Android apps can do a lot of things, and while you may have never expected one of them to be choking out T-Mobile’s network for an entire city, turns out that is exactly what happened. An FCC filing by TMo brings up the year old incident to draw attention to the sticky situation created when you mix net neutrality and mobile. In this case, an instant messaging app ate up so much bandwidth refreshing its network connection that when connected to a wireless network it had crippling effects. Grant Castle, director of national planning for T-Mobile, writes:
T-Mobile network service was temporarily degraded recently when an independent application developer released an Android-based instant messaging application that was designed to refresh its network connection with substantial frequency. The frequent refresh feature did not create problems during the testing the developer did via the WiFi to wireline broadband environment, but in the wireless environment, it caused severe overload in certain densely populated network nodes, because it massively increased signaling—especially once it became more popular and more T-Mobile users began downloading it to their smartphones. One study showed that network utilization of one device increased by 1,200 percent from this one application alone. These signaling problems not only caused network overload problems that affected all T-Mobile broadband users in the area; it also ended up forcing T-Mobile’s UMTS radio vendors to re-evaluate the architecture of their Radio Network Controllers to address this never-before-seen signaling issue. Ultimately, this was solved in the short term by reaching out to the developer directly to work out a means of better coding the application.

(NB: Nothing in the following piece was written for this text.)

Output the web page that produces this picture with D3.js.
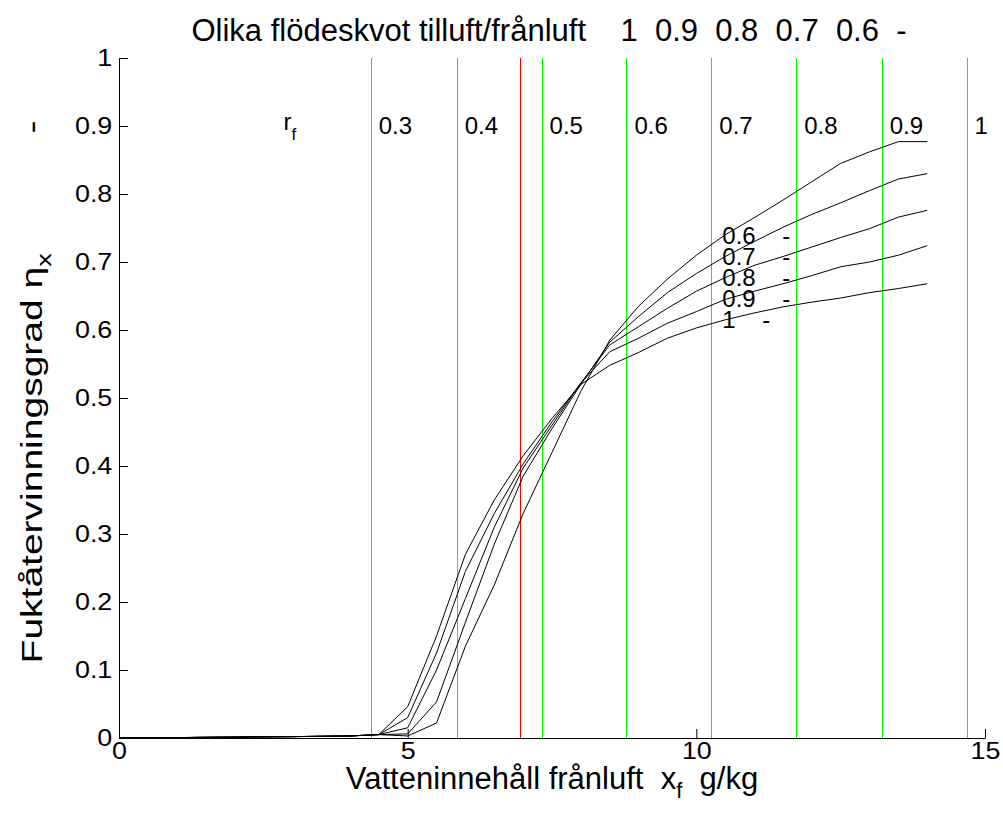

Of course, what TMo is getting at is the necessity for wireless providers to be able to throttle back data connections when a service running on a users handset such as the app in question starts hogging up more than its fair share with negative consequences to the rest of the network. In this case the situation was resolved through the developer and all was right, but interesting net neutrality questions are raised nonetheless. It’s a raging debate that I will leave up to you all.